La fausse érection. Dans notre étreinte en position verticale sur le parking, j’ai cru sentir un objet non-identifié, long, sûr de soi, dur, chaud… m’effleurer la cuisse. En fait, c’était son couteau à cran d’arrêt.
Ses potes. On a brusquement arrêté de s’enlacer quand au loin, les voix de ses potes l’appelant se sont faits entendre. Le petit noeud de ma culotte en coton a alors baissé les yeux et je me suis tout à coup souvenue que non, je ne voulais « pas ça comme ça, pas là comme ça » . J’ai donc reculé de quelques pas, encore un peu sonnée par cette parenthèse aphrodisiaque. Ses potes sont arrivés en face de nous, le plus balourd d’entre eux a demandé « où on en était » , puis les autres lui ont coupé la parole, mentionnant un « gang » à absolument « aller défoncer ce soir » .
Le retour à la réalité. Chris m’a interrogé du regard, les yeux à la fois lubriques et sérieux, l’air de dire « tu viens avec nous voir ce qu’est une vraie bagarre ? » , sous-entendant « on continuera à batifoler juste après, bébé » . Mais figée à l’idée d’assister à l’équivalent cette année des affrontements du Square Saint-Lambert de juillet 1959, je me suis dégonflée.
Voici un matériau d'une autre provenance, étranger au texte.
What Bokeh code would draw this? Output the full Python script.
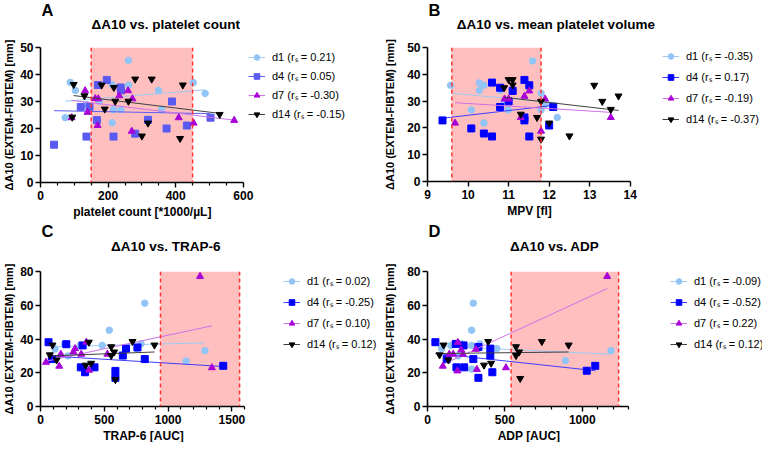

J’ai prétexté un sobre « je suis fatiguée, je vais rentrer » . Chris m’a lancé un « t’es sûre, poupée ? » l’air désappointé, le pénis probablement renfrogné. Mais je sais que j’ai fait le bon choix quand je les ai vus « emprunter » quelques véhicules du parking. Ils parlaient tous de « gagner du temps en remontant la rue en sens interdit » , de « dents qui vont tomber » et de « allez faites pas les PD, chauffez-vous au whisky » en se faisant tourner une bouteille, probablement empruntée à un de leurs paternels.
Lundi matin : Chris est arrivé à l’école avec un bras plâtré et un coquard à l’oeil droit. J’ai trouvé ça sexy, mais peut-être pas plus que la chemise bien fermée de Vincent, mon voisin d’histoire avec qui j’ai parlé du Général De Gaulle avant le cours. Vincent m’a invité à poursuivre notre débat à une boum, samedi soir. Il veut me présenter les amis de son rallye, le club des champs. J’ai accepté. Je crois que Chris me plaît moins que la semaine dernière. Et puis, j’ai envie de pouvoir vous écrire un « j’ai testé pour vous ‘sortir avec un blouson doré' ».